I'm kind of sad that I don't have any more to do!  I guess I know what I'm getting my daughter for Christmas.  Hope she isn't reading this today...


  1. And each one so thoughtful, and special, and filled with your wonderful gift of words, Donna. I did adore my puzzle, and then admit I'm not so good at them, but Ingrid is! She helped a little, and then I finished, and saw the beautiful image all over again. Woo Hoo!

    1. I just adore your bleeding heart watercolor. Would you mind if I had it printed it up with the poem on it (just the way it looks on the puzzle), on canvas to put in my writing space in Friendship - Gull Haven? I think it would look stunning, and a nice reminder of writing and painting. I just had a canvas of one of my photos and the poem made up for the family that adopted, and I really liked the result.

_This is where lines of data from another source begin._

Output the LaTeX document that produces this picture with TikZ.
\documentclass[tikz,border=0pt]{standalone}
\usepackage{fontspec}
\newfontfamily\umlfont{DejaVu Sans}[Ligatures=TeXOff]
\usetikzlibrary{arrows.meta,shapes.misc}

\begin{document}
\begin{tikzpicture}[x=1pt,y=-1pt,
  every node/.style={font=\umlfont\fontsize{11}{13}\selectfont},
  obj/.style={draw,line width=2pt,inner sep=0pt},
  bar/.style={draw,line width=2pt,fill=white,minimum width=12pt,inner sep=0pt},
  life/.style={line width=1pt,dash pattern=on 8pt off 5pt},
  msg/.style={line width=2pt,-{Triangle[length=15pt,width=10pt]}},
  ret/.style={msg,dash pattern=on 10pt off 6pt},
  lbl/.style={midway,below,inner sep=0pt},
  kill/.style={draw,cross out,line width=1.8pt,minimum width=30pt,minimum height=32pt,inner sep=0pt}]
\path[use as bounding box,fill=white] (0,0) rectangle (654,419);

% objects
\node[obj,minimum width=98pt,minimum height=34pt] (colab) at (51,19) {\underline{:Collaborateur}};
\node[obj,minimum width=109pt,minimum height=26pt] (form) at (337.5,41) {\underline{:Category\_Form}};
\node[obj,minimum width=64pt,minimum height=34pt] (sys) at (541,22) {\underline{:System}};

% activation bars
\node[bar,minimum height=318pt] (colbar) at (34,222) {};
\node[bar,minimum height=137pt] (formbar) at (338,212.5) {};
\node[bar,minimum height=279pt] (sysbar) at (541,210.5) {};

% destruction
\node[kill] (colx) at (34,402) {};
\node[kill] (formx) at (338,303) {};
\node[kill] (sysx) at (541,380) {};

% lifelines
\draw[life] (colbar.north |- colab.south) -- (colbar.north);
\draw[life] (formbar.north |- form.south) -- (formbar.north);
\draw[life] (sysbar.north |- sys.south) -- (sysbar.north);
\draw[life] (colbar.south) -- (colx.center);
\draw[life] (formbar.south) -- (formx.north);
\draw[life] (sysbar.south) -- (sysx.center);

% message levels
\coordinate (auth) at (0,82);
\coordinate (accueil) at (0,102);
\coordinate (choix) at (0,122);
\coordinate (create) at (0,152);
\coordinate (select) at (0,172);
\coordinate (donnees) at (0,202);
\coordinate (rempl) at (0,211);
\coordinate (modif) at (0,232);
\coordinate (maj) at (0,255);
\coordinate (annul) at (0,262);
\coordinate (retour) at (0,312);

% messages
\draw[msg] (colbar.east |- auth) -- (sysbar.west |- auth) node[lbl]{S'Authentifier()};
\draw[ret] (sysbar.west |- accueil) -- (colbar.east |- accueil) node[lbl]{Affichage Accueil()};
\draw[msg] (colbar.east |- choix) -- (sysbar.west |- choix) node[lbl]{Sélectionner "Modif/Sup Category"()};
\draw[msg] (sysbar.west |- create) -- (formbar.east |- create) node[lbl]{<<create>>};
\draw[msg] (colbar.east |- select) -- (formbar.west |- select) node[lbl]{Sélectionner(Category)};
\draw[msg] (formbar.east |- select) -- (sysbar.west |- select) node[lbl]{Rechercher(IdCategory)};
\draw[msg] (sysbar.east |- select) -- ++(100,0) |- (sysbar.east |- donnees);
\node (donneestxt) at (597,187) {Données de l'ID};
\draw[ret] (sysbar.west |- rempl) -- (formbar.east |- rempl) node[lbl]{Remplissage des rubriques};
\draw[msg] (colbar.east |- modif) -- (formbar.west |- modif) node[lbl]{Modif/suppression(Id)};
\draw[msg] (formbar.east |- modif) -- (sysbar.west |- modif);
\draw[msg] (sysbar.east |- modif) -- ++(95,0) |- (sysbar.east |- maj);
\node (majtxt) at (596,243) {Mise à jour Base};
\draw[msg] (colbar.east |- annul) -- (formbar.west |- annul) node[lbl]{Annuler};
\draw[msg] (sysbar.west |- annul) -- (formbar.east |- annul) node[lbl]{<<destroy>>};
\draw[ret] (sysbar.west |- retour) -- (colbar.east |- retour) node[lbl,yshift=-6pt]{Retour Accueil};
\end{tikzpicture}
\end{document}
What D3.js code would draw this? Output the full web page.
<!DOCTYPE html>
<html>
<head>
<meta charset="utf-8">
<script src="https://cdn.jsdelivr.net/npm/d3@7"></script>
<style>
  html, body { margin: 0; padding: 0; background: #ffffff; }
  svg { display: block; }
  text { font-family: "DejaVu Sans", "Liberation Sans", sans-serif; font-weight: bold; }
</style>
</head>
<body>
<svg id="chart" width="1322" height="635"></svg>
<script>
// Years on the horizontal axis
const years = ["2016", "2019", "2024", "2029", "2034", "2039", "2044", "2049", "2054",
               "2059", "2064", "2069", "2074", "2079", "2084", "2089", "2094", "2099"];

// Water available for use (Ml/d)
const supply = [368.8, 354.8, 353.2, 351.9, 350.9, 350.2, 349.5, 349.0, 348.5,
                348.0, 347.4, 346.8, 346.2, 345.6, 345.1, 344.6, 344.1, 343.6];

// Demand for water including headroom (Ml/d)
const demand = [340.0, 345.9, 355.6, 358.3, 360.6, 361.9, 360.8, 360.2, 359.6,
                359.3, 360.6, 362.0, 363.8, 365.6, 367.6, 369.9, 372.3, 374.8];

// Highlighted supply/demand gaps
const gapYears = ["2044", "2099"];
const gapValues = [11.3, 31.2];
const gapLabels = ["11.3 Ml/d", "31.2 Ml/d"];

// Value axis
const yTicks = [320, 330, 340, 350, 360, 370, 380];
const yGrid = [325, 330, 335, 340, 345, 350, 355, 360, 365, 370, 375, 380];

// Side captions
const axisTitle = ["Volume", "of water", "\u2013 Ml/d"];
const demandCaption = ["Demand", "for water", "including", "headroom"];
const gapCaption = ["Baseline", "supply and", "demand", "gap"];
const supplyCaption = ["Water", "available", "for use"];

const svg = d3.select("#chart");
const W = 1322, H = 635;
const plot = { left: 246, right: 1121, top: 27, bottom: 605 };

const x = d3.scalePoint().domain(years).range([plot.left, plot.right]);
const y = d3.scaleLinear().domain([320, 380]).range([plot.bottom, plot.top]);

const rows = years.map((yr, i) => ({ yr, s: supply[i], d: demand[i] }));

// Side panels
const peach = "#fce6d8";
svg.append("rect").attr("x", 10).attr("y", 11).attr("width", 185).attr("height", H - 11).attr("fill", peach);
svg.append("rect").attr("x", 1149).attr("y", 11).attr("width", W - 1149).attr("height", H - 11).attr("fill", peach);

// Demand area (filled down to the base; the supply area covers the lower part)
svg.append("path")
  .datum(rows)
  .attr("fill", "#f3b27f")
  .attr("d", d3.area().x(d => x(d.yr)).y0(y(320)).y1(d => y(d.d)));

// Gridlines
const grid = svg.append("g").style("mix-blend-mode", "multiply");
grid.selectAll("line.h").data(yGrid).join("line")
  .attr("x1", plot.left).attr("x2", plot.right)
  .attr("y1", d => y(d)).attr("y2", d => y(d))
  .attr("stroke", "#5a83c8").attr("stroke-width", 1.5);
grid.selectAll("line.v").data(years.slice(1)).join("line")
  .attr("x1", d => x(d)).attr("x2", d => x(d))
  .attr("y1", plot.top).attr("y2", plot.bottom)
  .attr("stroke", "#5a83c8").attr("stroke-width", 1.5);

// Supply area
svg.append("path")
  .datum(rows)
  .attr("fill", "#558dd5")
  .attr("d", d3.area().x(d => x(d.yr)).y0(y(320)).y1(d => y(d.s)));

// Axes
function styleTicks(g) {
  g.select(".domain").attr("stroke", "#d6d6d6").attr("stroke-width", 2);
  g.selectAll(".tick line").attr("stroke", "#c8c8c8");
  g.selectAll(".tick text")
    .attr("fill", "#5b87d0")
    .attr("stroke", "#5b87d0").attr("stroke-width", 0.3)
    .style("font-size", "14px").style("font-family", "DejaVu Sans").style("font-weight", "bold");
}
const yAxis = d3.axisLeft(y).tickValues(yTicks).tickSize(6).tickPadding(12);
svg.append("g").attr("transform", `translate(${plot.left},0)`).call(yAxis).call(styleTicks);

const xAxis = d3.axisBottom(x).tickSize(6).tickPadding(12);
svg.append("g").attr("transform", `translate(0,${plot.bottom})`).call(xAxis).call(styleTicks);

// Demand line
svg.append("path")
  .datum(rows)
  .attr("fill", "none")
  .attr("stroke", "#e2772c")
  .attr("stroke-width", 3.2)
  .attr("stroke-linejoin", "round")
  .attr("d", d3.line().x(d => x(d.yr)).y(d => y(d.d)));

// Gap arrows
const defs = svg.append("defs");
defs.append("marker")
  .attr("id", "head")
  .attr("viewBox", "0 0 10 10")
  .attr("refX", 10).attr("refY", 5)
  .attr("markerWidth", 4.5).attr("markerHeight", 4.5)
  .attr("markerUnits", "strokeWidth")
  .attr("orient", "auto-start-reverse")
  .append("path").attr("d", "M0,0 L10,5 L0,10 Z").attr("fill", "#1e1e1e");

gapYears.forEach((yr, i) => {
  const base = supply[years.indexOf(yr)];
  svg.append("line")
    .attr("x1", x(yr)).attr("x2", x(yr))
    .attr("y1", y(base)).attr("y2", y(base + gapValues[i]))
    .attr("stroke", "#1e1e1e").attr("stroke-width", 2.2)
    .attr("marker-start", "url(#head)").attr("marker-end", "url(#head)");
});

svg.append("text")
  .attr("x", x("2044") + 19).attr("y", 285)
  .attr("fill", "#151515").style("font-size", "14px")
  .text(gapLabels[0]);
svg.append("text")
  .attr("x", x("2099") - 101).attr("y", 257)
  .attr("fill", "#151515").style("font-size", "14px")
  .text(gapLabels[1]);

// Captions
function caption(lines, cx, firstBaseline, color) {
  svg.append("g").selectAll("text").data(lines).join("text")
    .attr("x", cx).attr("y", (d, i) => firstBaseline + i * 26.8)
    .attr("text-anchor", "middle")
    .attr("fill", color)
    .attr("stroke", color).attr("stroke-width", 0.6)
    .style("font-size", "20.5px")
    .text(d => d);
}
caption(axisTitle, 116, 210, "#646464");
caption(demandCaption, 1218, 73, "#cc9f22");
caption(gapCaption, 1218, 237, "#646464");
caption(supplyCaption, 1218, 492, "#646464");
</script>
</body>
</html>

  2. Donna! Oh my goodness - you went above and beyond. And within.
    These are just glorious, and you've captured spirits as well as words with these puzzled gifts. How fun to see them all here together - such treasures, and I know these fine folks will cherish. (...& I love picturing Linda and Ingrid putting hers together!)

  3. I've seen many of these, but that adorable hummingbird poem is new to me. Love that "wind strummer"! I wonder what you will make for your daughter?

  4. Like Tabatha, I love the hummingbird poem! Glad you followed your instincts and abandoned your plan for a longer piece. You created quite a body of thoughtful work this summer!

  5. Wow. The only thing cooler than what you've created is the desire you have to create something this heartfelt. Those friends are quite lucky.